The records below must be transcribed exactly. Do not include the pictures.
## Start Data supplied
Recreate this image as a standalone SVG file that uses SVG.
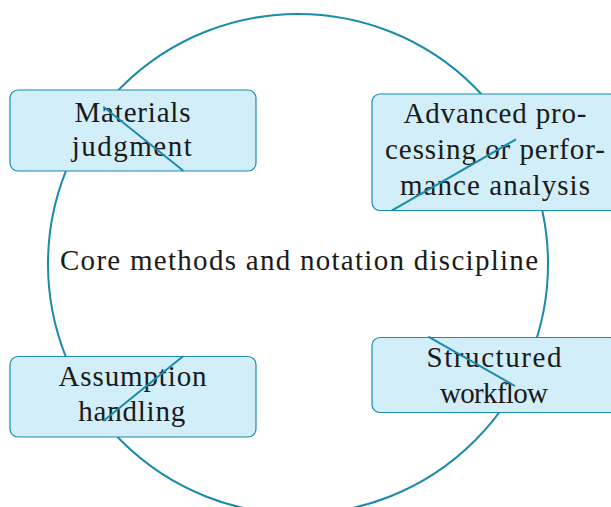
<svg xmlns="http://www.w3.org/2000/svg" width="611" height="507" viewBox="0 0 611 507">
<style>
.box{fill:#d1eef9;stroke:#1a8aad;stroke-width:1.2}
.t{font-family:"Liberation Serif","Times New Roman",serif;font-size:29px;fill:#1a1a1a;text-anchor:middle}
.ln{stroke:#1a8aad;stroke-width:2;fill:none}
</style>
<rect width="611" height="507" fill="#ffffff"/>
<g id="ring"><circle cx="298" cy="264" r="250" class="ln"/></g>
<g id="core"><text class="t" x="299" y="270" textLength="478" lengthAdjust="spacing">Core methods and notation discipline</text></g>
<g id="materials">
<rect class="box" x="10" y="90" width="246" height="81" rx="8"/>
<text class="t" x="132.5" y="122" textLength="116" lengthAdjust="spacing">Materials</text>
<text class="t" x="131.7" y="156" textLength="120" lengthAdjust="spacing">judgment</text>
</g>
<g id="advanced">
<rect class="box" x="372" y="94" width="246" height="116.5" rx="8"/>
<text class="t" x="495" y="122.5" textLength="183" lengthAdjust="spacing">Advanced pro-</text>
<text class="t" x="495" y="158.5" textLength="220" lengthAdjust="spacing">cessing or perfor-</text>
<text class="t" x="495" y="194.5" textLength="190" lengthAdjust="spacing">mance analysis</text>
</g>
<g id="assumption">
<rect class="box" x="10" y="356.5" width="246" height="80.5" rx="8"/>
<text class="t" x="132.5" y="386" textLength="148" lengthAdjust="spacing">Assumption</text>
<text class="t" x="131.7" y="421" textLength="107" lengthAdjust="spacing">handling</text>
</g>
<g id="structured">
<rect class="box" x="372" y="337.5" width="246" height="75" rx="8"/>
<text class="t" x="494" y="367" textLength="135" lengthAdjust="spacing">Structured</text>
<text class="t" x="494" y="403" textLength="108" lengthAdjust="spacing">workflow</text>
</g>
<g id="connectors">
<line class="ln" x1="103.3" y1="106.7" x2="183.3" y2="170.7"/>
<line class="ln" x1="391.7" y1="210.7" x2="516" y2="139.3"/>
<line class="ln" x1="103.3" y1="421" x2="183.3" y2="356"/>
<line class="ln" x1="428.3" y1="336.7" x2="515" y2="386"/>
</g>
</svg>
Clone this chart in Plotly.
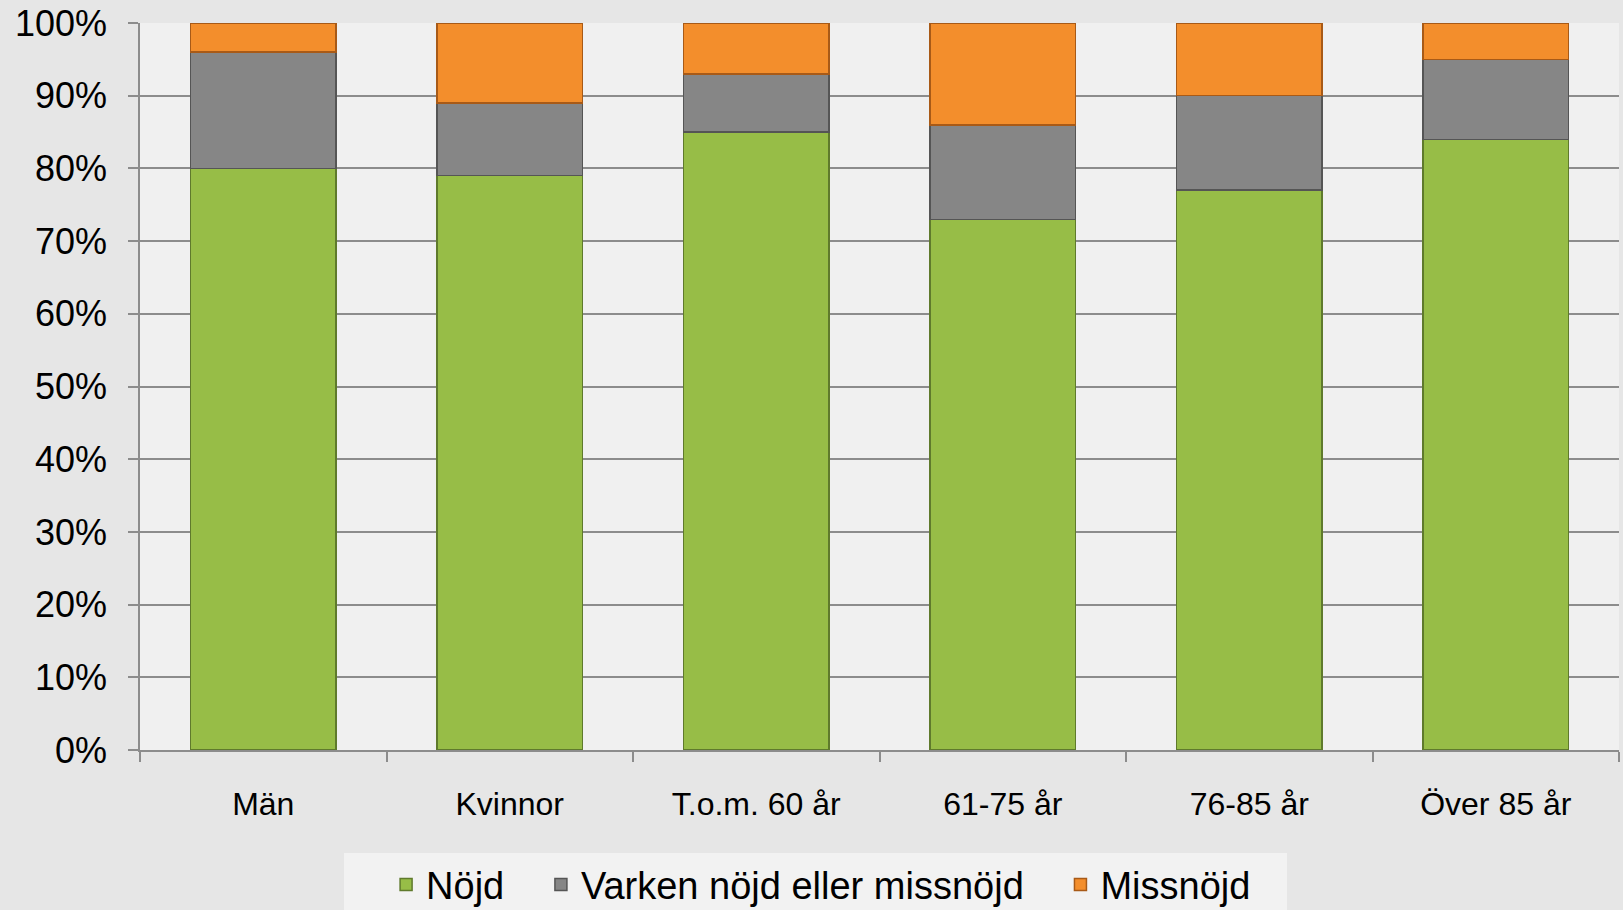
## End Data supplied
### [Full output]
Recreate this image as a standalone SVG file that uses SVG.
<svg xmlns="http://www.w3.org/2000/svg" width="611" height="507" viewBox="0 0 611 507">
<style>
.box{fill:#d1eef9;stroke:#1a8aad;stroke-width:1.2}
.t{font-family:"Liberation Serif","Times New Roman",serif;font-size:29px;fill:#1a1a1a;text-anchor:middle}
.ln{stroke:#1a8aad;stroke-width:2;fill:none}
</style>
<rect width="611" height="507" fill="#ffffff"/>
<g id="ring"><circle cx="298" cy="264" r="250" class="ln"/></g>
<g id="core"><text class="t" x="299" y="270" textLength="478" lengthAdjust="spacing">Core methods and notation discipline</text></g>
<g id="materials">
<rect class="box" x="10" y="90" width="246" height="81" rx="8"/>
<text class="t" x="132.5" y="122" textLength="116" lengthAdjust="spacing">Materials</text>
<text class="t" x="131.7" y="156" textLength="120" lengthAdjust="spacing">judgment</text>
</g>
<g id="advanced">
<rect class="box" x="372" y="94" width="246" height="116.5" rx="8"/>
<text class="t" x="495" y="122.5" textLength="183" lengthAdjust="spacing">Advanced pro-</text>
<text class="t" x="495" y="158.5" textLength="220" lengthAdjust="spacing">cessing or perfor-</text>
<text class="t" x="495" y="194.5" textLength="190" lengthAdjust="spacing">mance analysis</text>
</g>
<g id="assumption">
<rect class="box" x="10" y="356.5" width="246" height="80.5" rx="8"/>
<text class="t" x="132.5" y="386" textLength="148" lengthAdjust="spacing">Assumption</text>
<text class="t" x="131.7" y="421" textLength="107" lengthAdjust="spacing">handling</text>
</g>
<g id="structured">
<rect class="box" x="372" y="337.5" width="246" height="75" rx="8"/>
<text class="t" x="494" y="367" textLength="135" lengthAdjust="spacing">Structured</text>
<text class="t" x="494" y="403" textLength="108" lengthAdjust="spacing">workflow</text>
</g>
<g id="connectors">
<line class="ln" x1="103.3" y1="106.7" x2="183.3" y2="170.7"/>
<line class="ln" x1="391.7" y1="210.7" x2="516" y2="139.3"/>
<line class="ln" x1="103.3" y1="421" x2="183.3" y2="356"/>
<line class="ln" x1="428.3" y1="336.7" x2="515" y2="386"/>
</g>
</svg>
Clone this chart in Plotly.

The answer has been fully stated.